Cultural Differences, Kids, Jobs… Or Just An Excuse Not To Get Serious?

February 10, 2026 by No Comments

Name: Yesenia
State: WA
Age:  30
Comment: My last 3 boyfriends have been Indian. They were super fun but most of all they  where all very sweet and caring. So what is the problem? The problem was that I was not Indian. I’m an engineer with a masters degree that was about the only thing the moms liked about me. I’m Latin and the last one told me that his mom would die if he took a Latino woman home, right before telling me we had a few months before he had to go back home to marry a women his parents picked for him. My question is why  is it that they bother dating and looking for a relationship they know they will never be able to have without being judged by their family? Do they just want to have fun? If you are an Indian man and you are reading this, Why? why do you make someone like me lose my time and yours?

Do they just want to have fun?

In a word? Yes. Take the cultural issue out of the equation and this is no different than what happens all the time – Person A knows what they prefer in a serious or long term partner, but date Person B any way, knowing it has no future. Why do they do it? Because they’re thinking of themselves, and not considering the feelings of Person B.

There was a similar discussion a few weeks ago in regards to a man using his family as an excuse to not date someone seriously. While I have no doubt that some cultures do have very strict rules regarding marriage, it also wouldn’t surprise me in the least if people used their families or traditions as an escape clause of sorts. That way they’re not the bad guy. “Oh, baby, if it were up to me I’d TOTALLY be with you. But my family…” That’s a conversation stopper. Say one thing wrong and you risk offending him and his family.

There are a other similar exit strategies that people use:

1. A recent break up or divorce.

2. Kids

3. Jobs

Any time someone brings these up in the first few dates or on an online dating profile, they are laying down a huge boundary and sending a distinct message. This is temporary. This will revolve around me and my schedule. They will use these issues whenever they can. Yes, even kids.
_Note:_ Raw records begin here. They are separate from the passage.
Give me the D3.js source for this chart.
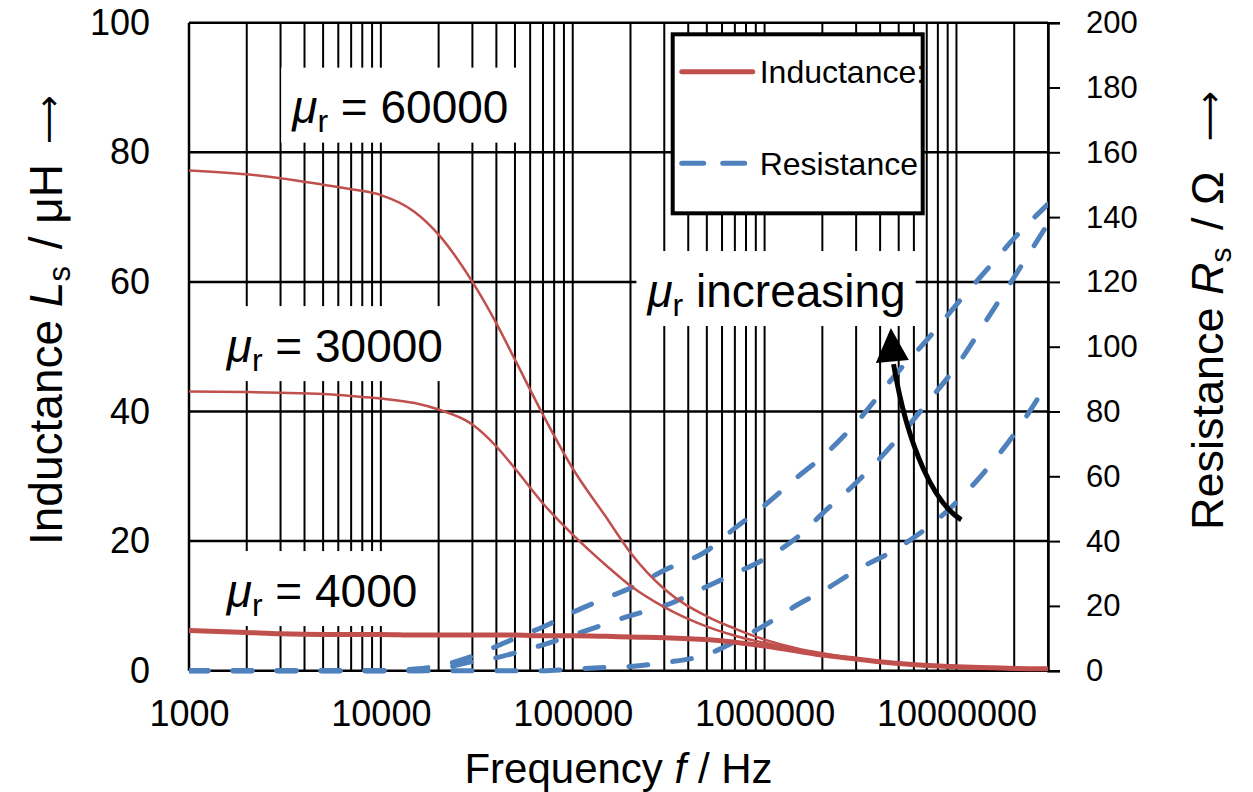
<!DOCTYPE html>
<html>
<head>
<meta charset="utf-8">
<script src="https://cdn.jsdelivr.net/npm/d3@7/dist/d3.min.js"></script>
<style>
  body { margin: 0; background: #fff; }
  text { font-family: "Liberation Sans", Arial, sans-serif; fill: #000; }
</style>
</head>
<body>
<div class="chart"></div>
<script>
// frequency points (Hz)
var freq = [1e3, 2e3, 3e3, 5e3, 7e3, 1e4, 1.5e4, 2e4, 3e4, 4e4, 5e4, 7e4, 1e5, 1.5e5, 2e5,
            3e5, 5e5, 7e5, 1e6, 1.5e6, 2e6, 3e6, 5e6, 7e6, 1e7, 1.5e7, 2e7, 3e7];

// inductance Ls / uH
var L4000  = [6.2, 5.9, 5.7, 5.6, 5.6, 5.6, 5.5, 5.5, 5.5, 5.5, 5.5, 5.4, 5.4, 5.3, 5.2,
              5.1, 4.8, 4.4, 3.8, 3.0, 2.4, 1.8, 1.1, 0.8, 0.6, 0.45, 0.35, 0.3];
var L30000 = [43.1, 43.0, 42.9, 42.7, 42.4, 42.0, 41.3, 40.3, 38.0, 34.6, 31.2, 25.8, 21.0, 16.2, 13.1,
              9.8, 6.8, 5.4, 4.3, 3.2, 2.6, 1.8, 1.2, 0.9, 0.7, 0.5, 0.4, 0.3];
var L60000 = [77.2, 76.6, 76.0, 75.0, 74.3, 73.4, 70.8, 67.3, 60.0, 53.6, 48.0, 39.5, 31.2, 23.6, 18.2,
              12.6, 8.4, 6.5, 4.8, 3.4, 2.7, 1.9, 1.2, 0.9, 0.7, 0.5, 0.4, 0.3];

// resistance Rs / Ohm
var R4000  = [0, 0, 0, 0, 0, 0, 0, 0, 0, 0, 0, 0, 0.5, 1, 1.3,
              2.5, 5, 9, 14, 20.5, 24.5, 31, 38, 44, 52, 63.5, 73, 89];
var R30000 = [0, 0, 0, 0, 0, 0, 0, 0.5, 2.8, 4, 5.5, 8, 11, 14.5, 17,
              20, 26, 30, 34.5, 41.5, 48.5, 58, 72, 82.5, 94, 110, 121.5, 138];
var R60000 = [0, 0, 0, 0, 0, 0, 0.5, 1.5, 4.5, 7.5, 10, 13.5, 18, 22.5, 25.5,
              31, 37, 44, 51, 60, 66, 76.5, 92.5, 102, 113, 125, 133.5, 144];

var xTicks = [1e3, 1e4, 1e5, 1e6, 1e7];
var leftTicks = [0, 20, 40, 60, 80, 100];
var rightTicks = [0, 20, 40, 60, 80, 100, 120, 140, 160, 180, 200];

var width = 1253,
    height = 792,
    margin = {top: 22.7, right: 205, bottom: 121.3, left: 189};

var red = '#c0504d', blue = '#4f81bd';

var svg = d3.select('.chart').append('svg')
    .attr('width', width)
    .attr('height', height);

var x = d3.scaleLog().domain([1e3, 3e7]).range([margin.left, width - margin.right]);
var yL = d3.scaleLinear().domain([0, 100]).range([height - margin.bottom, margin.top]);
var yR = d3.scaleLinear().domain([0, 200]).range([height - margin.bottom, margin.top]);

var x0 = x.range()[0], x1 = x.range()[1], yb = yL.range()[0], yt = yL.range()[1];

// vertical grid: every minor log step
var minor = [];
for (var e = 3; e <= 7; e++)
  for (var m = 1; m <= 9; m++) {
    var v = m * Math.pow(10, e);
    if (v > 1e3 && v <= 3e7) minor.push(v);
  }

svg.append('g').selectAll('line').data(minor).enter().append('line')
  .attr('x1', function(d) { return x(d); })
  .attr('x2', function(d) { return x(d); })
  .attr('y1', yt).attr('y2', yb)
  .attr('stroke', '#000').attr('stroke-width', 2);

svg.append('g').selectAll('line').data(leftTicks).enter().append('line')
  .attr('x1', x0).attr('x2', x1)
  .attr('y1', function(d) { return yL(d); })
  .attr('y2', function(d) { return yL(d); })
  .attr('stroke', '#000').attr('stroke-width', 2.5);

// left axis line
svg.append('line').attr('x1', x0).attr('x2', x0).attr('y1', yt).attr('y2', yb)
  .attr('stroke', '#000').attr('stroke-width', 2.5);

// right axis with outward ticks
var rAxis = svg.append('g').attr('transform', 'translate(' + x1 + ',0)')
  .call(d3.axisRight(yR).tickValues(rightTicks).tickSize(12).tickPadding(26));
rAxis.select('.domain').attr('stroke-width', 2.5);
rAxis.selectAll('.tick line').attr('stroke-width', 2);
rAxis.selectAll('.tick text')
  .style('font-family', '"Liberation Sans", Arial, sans-serif')
  .style('font-size', '31px');

// left tick labels
var lAxis = svg.append('g').attr('transform', 'translate(' + x0 + ',0)')
  .call(d3.axisLeft(yL).tickValues(leftTicks).tickSize(0).tickPadding(39));
lAxis.select('.domain').remove();
lAxis.selectAll('.tick text')
  .style('font-family', '"Liberation Sans", Arial, sans-serif')
  .style('font-size', '36px');

// bottom tick labels
var bAxis = svg.append('g').attr('transform', 'translate(0,' + yb + ')')
  .call(d3.axisBottom(x).tickValues(xTicks).tickFormat(d3.format('d')).tickSize(0).tickPadding(30));
bAxis.select('.domain').remove();
bAxis.selectAll('.tick text')
  .style('font-family', '"Liberation Sans", Arial, sans-serif')
  .style('font-size', '36px');

// label boxes
var labels = [
  {f: 3450, v: 84.5, num: ' = 60000'},
  {f: 1573, v: 47.7, num: ' = 30000'},
  {f: 1573, v: 9.9, num: ' = 4000'},
  {f: 245000, v: 56.2, num: ' increasing'}
];

var labG = svg.append('g');
labels.forEach(function(l) {
  var g = labG.append('g');
  var rect = g.append('rect').attr('fill', '#fff');
  var t = g.append('text')
    .attr('x', x(l.f)).attr('y', yL(l.v))
    .style('font-size', '46px');
  t.append('tspan').style('font-style', 'italic').text('\u03bc');
  t.append('tspan').attr('dy', 9).style('font-size', '32px').text('r');
  t.append('tspan').attr('dy', -9).text(l.num);
  var b = t.node().getBBox();
  rect.attr('x', b.x - 10).attr('width', b.width + 20)
    .attr('y', yL(l.v) - 55.5).attr('height', 75);
});

// curves
svg.append('clipPath').attr('id', 'plot')
  .append('rect').attr('x', x0).attr('y', yt - 5).attr('width', x1 - x0).attr('height', yb - yt + 10);

var lineL = function(vals) {
  return d3.line().curve(d3.curveMonotoneX)
    .x(function(d, i) { return x(freq[i]); })
    .y(function(d) { return yL(d); })(vals);
};
var lineR = function(vals) {
  return d3.line().curve(d3.curveMonotoneX)
    .x(function(d, i) { return x(freq[i]); })
    .y(function(d) { return yR(d); })(vals);
};

var curves = svg.append('g').attr('clip-path', 'url(#plot)');

[R4000, R30000, R60000].forEach(function(s) {
  curves.append('path').attr('d', lineR(s))
    .attr('fill', 'none').attr('stroke', blue).attr('stroke-width', 5)
    .attr('stroke-dasharray', '19,25').attr('stroke-linecap', 'round');
});

curves.append('path').attr('d', lineL(L4000))
  .attr('fill', 'none').attr('stroke', red).attr('stroke-width', 5);
[L30000, L60000].forEach(function(s) {
  curves.append('path').attr('d', lineL(s))
    .attr('fill', 'none').attr('stroke', red).attr('stroke-width', 2.5);
});

// arrow "mu_r increasing"
var arr = [[1.06e7, 23.3], [7.8e6, 25.6], [5.6e6, 34], [4.7e6, 47.3]];
var ap = d3.path();
ap.moveTo(x(arr[0][0]), yL(arr[0][1]));
ap.bezierCurveTo(x(arr[1][0]), yL(arr[1][1]), x(arr[2][0]), yL(arr[2][1]), x(arr[3][0]), yL(arr[3][1]));
svg.append('path').attr('d', ap.toString())
  .attr('fill', 'none').attr('stroke', '#000').attr('stroke-width', 5);
var tipX = x(4.55e6), tipY = yL(52.9);
svg.append('path')
  .attr('d', 'M' + tipX + ',' + tipY + 'L' + (tipX - 15) + ',' + (tipY + 35) + 'L' + (tipX + 18) + ',' + (tipY + 32) + 'Z')
  .attr('fill', '#000');

// legend
var lg = svg.append('g');
var lx = 672.7, ly = 34.3, lw = 250, lh = 179;
lg.append('clipPath').attr('id', 'legclip')
  .append('rect').attr('x', lx).attr('y', ly).attr('width', lw).attr('height', lh);
lg.append('rect').attr('x', lx).attr('y', ly).attr('width', lw).attr('height', lh)
  .attr('fill', '#fff');
var li = lg.append('g').attr('clip-path', 'url(#legclip)');
li.append('line').attr('x1', lx + 9).attr('x2', lx + 80).attr('y1', ly + 37.4).attr('y2', ly + 37.4)
  .attr('stroke', red).attr('stroke-width', 5).attr('stroke-linecap', 'round');
li.append('text').attr('x', lx + 87).attr('y', ly + 48.7).style('font-size', '32px').text('Inductance:');
li.append('line').attr('x1', lx + 9).attr('x2', lx + 80).attr('y1', ly + 129).attr('y2', ly + 129)
  .attr('stroke', blue).attr('stroke-width', 5).attr('stroke-linecap', 'round')
  .attr('stroke-dasharray', '22,19');
li.append('text').attr('x', lx + 87).attr('y', ly + 140.7).style('font-size', '32px').text('Resistance');
lg.append('rect').attr('x', lx).attr('y', ly).attr('width', lw).attr('height', lh)
  .attr('fill', 'none').attr('stroke', '#000').attr('stroke-width', 4);

// axis titles
var xt = svg.append('text').attr('x', (x0 + x1) / 2).attr('y', 783)
  .attr('text-anchor', 'middle').style('font-size', '42px');
xt.append('tspan').text('Frequency ');
xt.append('tspan').style('font-style', 'italic').text('f');
xt.append('tspan').text(' / Hz');

var ylt = svg.append('text').attr('transform', 'translate(62,545) rotate(-90)')
  .style('font-size', '46px');
ylt.append('tspan').text('Inductance ');
ylt.append('tspan').style('font-style', 'italic').text('L');
ylt.append('tspan').attr('dy', 8).style('font-size', '31px').text('s');
ylt.append('tspan').attr('dy', -8).attr('dx', 4).text(' / \u03bcH');
ylt.append('tspan').attr('dx', 20).attr('dy', -2)
  .style('font-family', '"DejaVu Sans", sans-serif').style('font-size', '34px').text('\u27f6');

var yrt = svg.append('text').attr('transform', 'translate(1223,530) rotate(-90)')
  .style('font-size', '45px');
yrt.append('tspan').text('Resistance ');
yrt.append('tspan').style('font-style', 'italic').text('R');
yrt.append('tspan').attr('dy', 8).style('font-size', '30px').text('s');
yrt.append('tspan').attr('dy', -8).attr('dx', 5).text(' / \u03a9');
yrt.append('tspan').attr('dx', 30).attr('dy', -2)
  .style('font-family', '"DejaVu Sans", sans-serif').style('font-size', '35px').text('\u27f6');
</script>
</body>
</html>
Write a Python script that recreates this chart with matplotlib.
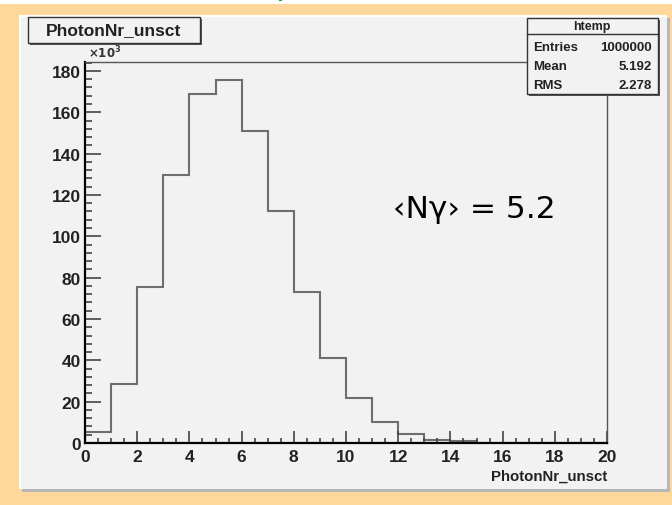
import numpy as np
import matplotlib
matplotlib.use('Agg')
import matplotlib.pyplot as plt
from matplotlib.patches import Rectangle
from matplotlib.ticker import MultipleLocator

# Bin contents (in units of 10^3 entries), bins of width 1 from 0 to 20
edges = np.arange(0, 21)
counts = [5.2, 28.7, 75.5, 129.8, 168.7, 175.5, 151.0, 112.2, 72.9, 41.1,
          21.8, 10.3, 4.4, 1.5, 0.8, 0.1, 0.0, 0.0, 0.0, 0.0]

hist_name = 'PhotonNr_unsct'
stats_title = 'htemp'
stats_rows = [('Entries', '1000000'), ('Mean', '5.192'), ('RMS', '2.278')]
note = '\u2039N\u03b3\u203a = 5.2'

W, H = 672, 506
orange = '#fdd89a'
panel = '#f2f2f2'
font = 'Liberation Sans'

fig = plt.figure(figsize=(W / 100, H / 100), dpi=100, facecolor=orange)


def fx(x):
    return x / W


def fy(y):
    return 1 - y / H


def box(x0, y0, x1, y1, **kw):
    # rectangle given in pixel coords (y from top)
    r = Rectangle((fx(x0), fy(y1)), fx(x1) - fx(x0), fy(y0) - fy(y1),
                  transform=fig.transFigure, **kw)
    fig.add_artist(r)
    return r


# white strip at the very top and the clipped green glyph
box(0, 0, W, 5, facecolor='white', edgecolor='none', zorder=-3)
box(279, 0, 282, 2, facecolor='#20a020', edgecolor='none', zorder=-3)

# ROOT canvas panel with bevel
box(22, 19, 670, 493, facecolor='#b8b8b8', edgecolor='none', zorder=-3)
box(19, 16, 667, 490, facecolor='white', edgecolor='none', zorder=-2)
box(21, 18, 667, 490, facecolor=panel, edgecolor='none', zorder=-1)

# frame
ax = fig.add_axes([fx(85), fy(444), fx(607) - fx(85), fy(63) - fy(444)])
ax.set_facecolor(panel)
ax.stairs(counts, edges, color='#6e6e6e', lw=1.5)
ax.set_xlim(0, 20)
ax.set_ylim(0, 184.3)

for s in ['left', 'bottom']:
    ax.spines[s].set_color('black')
    ax.spines[s].set_linewidth(1.6)
for s in ['top', 'right']:
    ax.spines[s].set_color('#555555')
    ax.spines[s].set_linewidth(1.0)

ax.xaxis.set_major_locator(MultipleLocator(2))
ax.xaxis.set_minor_locator(MultipleLocator(0.5))
ax.yaxis.set_major_locator(MultipleLocator(20))
ax.yaxis.set_minor_locator(MultipleLocator(4))
ax.tick_params(axis='y', which='major', direction='in', length=11.5, width=1.2,
               color='#444444', pad=3)
ax.tick_params(axis='y', which='minor', direction='in', length=5, width=1.2,
               color='#444444')
ax.tick_params(axis='x', which='major', direction='in', length=8.5, width=1.2,
               color='#444444', pad=4)
ax.tick_params(axis='x', which='minor', direction='in', length=3.6, width=1.2,
               color='#444444')
for lab in ax.get_xticklabels() + ax.get_yticklabels():
    lab.set_fontfamily(font)
    lab.set_fontweight('bold')
    lab.set_fontsize(12.5)
    lab.set_color('#222222')

ax.text(0.005, 1.004, r'$\mathbf{\times10^{3}}$', transform=ax.transAxes,
        ha='left', va='bottom', fontsize=8.5, color='#333333')
fig.text(fx(607), fy(477), hist_name, ha='right', va='center',
         fontfamily=font, fontweight='bold', fontsize=10.8, color='#222222')

fig.text(fx(474), fy(210), note, ha='center', va='center', fontsize=22.5,
         fontfamily='DejaVu Sans', color='black')

# title box
box(30, 20, 202, 46, facecolor='#555555', edgecolor='none', zorder=4)
box(28, 18, 200, 44, facecolor=panel, edgecolor='#333333', lw=1.0, zorder=5)
fig.text(fx(114), fy(31), hist_name, ha='center', va='center', zorder=6,
         fontfamily=font, fontweight='bold', fontsize=12.5, color='#222222')

# stats box
box(529, 21, 660, 97, facecolor='#555555', edgecolor='none', zorder=4)
box(527, 19, 658, 95, facecolor=panel, edgecolor='#333333', lw=1.0, zorder=5)
fig.add_artist(plt.Line2D([fx(527), fx(658)], [fy(35), fy(35)],
                          transform=fig.transFigure, color='#333333', lw=1.0,
                          zorder=6))
fig.text(fx(592), fy(27), stats_title, ha='center', va='center', zorder=6,
         fontfamily=font, fontweight='bold', fontsize=9, color='#222222')
for i, (k, v) in enumerate(stats_rows):
    yy = fy(48 + i * 19)
    fig.text(fx(533), yy, k, ha='left', va='center', zorder=6,
             fontfamily=font, fontweight='bold', fontsize=9.5, color='#222222')
    fig.text(fx(652), yy, v, ha='right', va='center', zorder=6,
             fontfamily=font, fontweight='bold', fontsize=9.5, color='#222222')

fig.savefig('out.png', dpi=100, facecolor=orange)
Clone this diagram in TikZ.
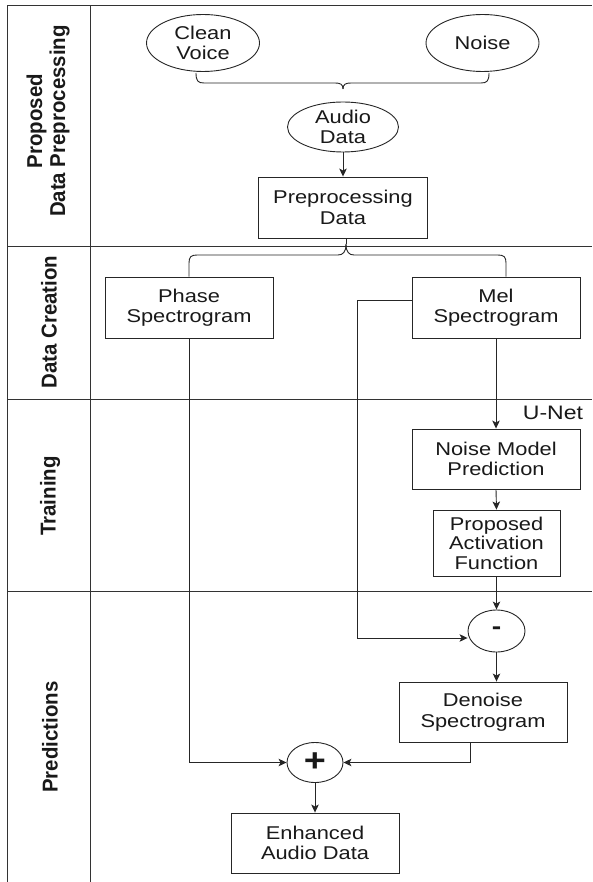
\documentclass[tikz,border=0pt]{standalone}
\usepackage{fontspec}
\setmainfont{Liberation Sans}[FakeStretch=1.18]
\newfontfamily\lanefont{Liberation Sans}[FakeStretch=0.95]
\usetikzlibrary{shapes.geometric,arrows.meta,calc}
\tikzset{
  frame/.style={line width=1pt, draw=black!80},
  conn/.style={line width=0.9pt, draw=black!85},
  arr/.style={conn, -{Stealth[length=8pt,width=7.5pt,inset=2pt]}},
  txt/.style={font=\fontsize{18.5}{20.5}\selectfont, align=center, text=black!90},
  stepbox/.style={txt, draw=black!85, line width=0.9pt, rectangle, inner sep=0pt,
    minimum width=168pt, minimum height=61pt},
  oval/.style={txt, draw=black!85, line width=0.9pt, ellipse, inner sep=0pt},
  lanelabel/.style={font=\lanefont\bfseries\fontsize{21.5}{23}\selectfont, align=center, rotate=90, text=black!90}
}
\begin{document}
\begin{tikzpicture}[x=1pt,y=-1pt]
\useasboundingbox (0,0) rectangle (592,882);
\fill[white] (0,0) rectangle (592,882);
% frame
\draw[frame] (7,6) -- (592,6);
\draw[frame] (7,6) -- (7,882);
\draw[frame] (90.6,6) -- (90.6,882);
\draw[frame] (7,247) -- (592,247);
\draw[frame] (7,399) -- (592,399);
\draw[frame] (7,591) -- (592,591);
% lane labels
\node[lanelabel] (l1) at (48,121) {Proposed\\Data Preprocessing};
\node[lanelabel] (l2) at (49,322) {Data Creation};
\node[lanelabel] (l3) at (50,496) {Training};
\node[lanelabel] (l4) at (50,737) {Predictions};
% nodes
\node[oval, minimum width=113pt, minimum height=57pt] (clean) at (203,43) {Clean\\Voice};
\node[oval, minimum width=113pt, minimum height=57pt] (noise) at (482.5,43) {Noise};
\node[oval, minimum width=111pt, minimum height=50pt] (audio) at (343,127) {Audio\\Data};
\node[stepbox, minimum width=169pt] (pre) at (343,207.5) {Preprocessing\\Data};
\node[stepbox] (phase) at (189,307.5) {Phase\\Spectrogram};
\node[stepbox] (mel) at (496,307.5) {Mel\\Spectrogram};
\node[txt, font=\fontsize{19.5}{21}\selectfont] (unet) at (553,413) {U-Net};
\node[stepbox, minimum height=60pt] (nmp) at (496,459) {Noise Model\\Prediction};
\node[stepbox, minimum width=127pt, minimum height=66pt, font=\fontsize{18.5}{19.5}\selectfont] (paf) at (496.5,543) {Proposed\\Activation\\Function};
\node[oval, minimum width=57pt, minimum height=42pt, font=\bfseries\fontsize{24}{24}\selectfont] (minus) at (496.5,631) {-};
\node[stepbox, minimum height=60pt] (den) at (483,712) {Denoise\\Spectrogram};
\node[oval, minimum width=56pt, minimum height=40pt, font=\bfseries\fontsize{32}{32}\selectfont] (plus) at (315,762.5) {+};
\node[stepbox, minimum height=60pt] (enh) at (315,843) {Enhanced\\Audio Data};
% brace 1 (pointing down)
\coordinate (b1L) at (196,73);
\coordinate (b1R) at (489,73);
\coordinate (b1T) at (343,89);
\draw[conn] (b1L) .. controls (196,81) and (198,83) .. (204,83) -- (335,83)
  .. controls (340,83) and (343,84) .. (b1T);
\draw[conn] (b1R) .. controls (489,81) and (487,83) .. (481,83) -- (351,83)
  .. controls (346,83) and (343,84) .. (b1T);
% audio -> pre
\draw[arr] (audio.south) -- (pre.north);
% brace 2 (pointing up)
\coordinate (b2T) at (346,244);
\coordinate (b2L) at (189,263);
\coordinate (b2R) at (506,263);
\draw[conn] (pre.south -| b2T) -- (b2T);
\draw[conn] (b2T) .. controls (346,252) and (343,255) .. (338,255) -- (197,255)
  .. controls (191,255) and (189,257) .. (b2L) -- (phase.north);
\draw[conn] (b2T) .. controls (346,252) and (349,255) .. (354,255) -- (498,255)
  .. controls (504,255) and (506,257) .. (b2R) -- (mel.north -| b2R);
% training path
\draw[arr] (mel.south) -- (nmp.north);
\draw[arr] (nmp.south) -- (paf.north);
\draw[arr] (paf.south) -- (minus.north);
\draw[arr] (minus.south) -- (minus.south |- den.north);
% skip from mel to minus
\coordinate (mk) at (357,638);
\draw[arr] ($(mel.west)+(0,-7.5)$) -| (mk) -- (mk -| minus.west);
% prediction combine
\coordinate (dk) at (470,762.5);
\draw[arr] (den.south -| dk) -- (dk) -- (plus.east);
\draw[arr] (phase.south) |- (plus.west);
\draw[arr] (plus.south) -- (enh.north);
\end{tikzpicture}
\end{document}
Which is why I would always click past any profile on a dating site where the guy was posed with their children or who went out of their way to state that their children are their priorities/center of their worlds. It’s a given that kids will be a priority. I wouldn’t expect anything different. But to make it a point to tell readers of a profile is putting a disclaimer on the ensuing relationship. It’s the same as when people who say  they’re just out of a relationship, looking for friends first, work a lot, etc.

It’s hard to argue against traditions, cultures and religious beliefs. Sure, it’s easy to say, “Geez…he’s an adult. Why can’t he just tell his parents that he wants to choose his own wife?” Easier said than done.  You might end up sounding like you don’t regard or respect that person’s beliefs or cultural traditions. It’s a touchy subject. As antiquated as it may sound to take part in an arranged marriage…it’s not up to you or anyone else to question the validity of such beliefs.

To be honest, I’d be offended if someone ever told me that they could never take me home to meet their family because of my ethnicity, race or faith…but then proceeded to date or have sex with me. If they never even tried to introduce me to their family, that would speak volumes about how they really felt.

I’m not sure at what point in the relationship these men are telling you this. If they told you in the beginning that the relationship had an expiration date, and you stayed, then part of the responsibility lies with you for not only staying with these men, but continuing to date them.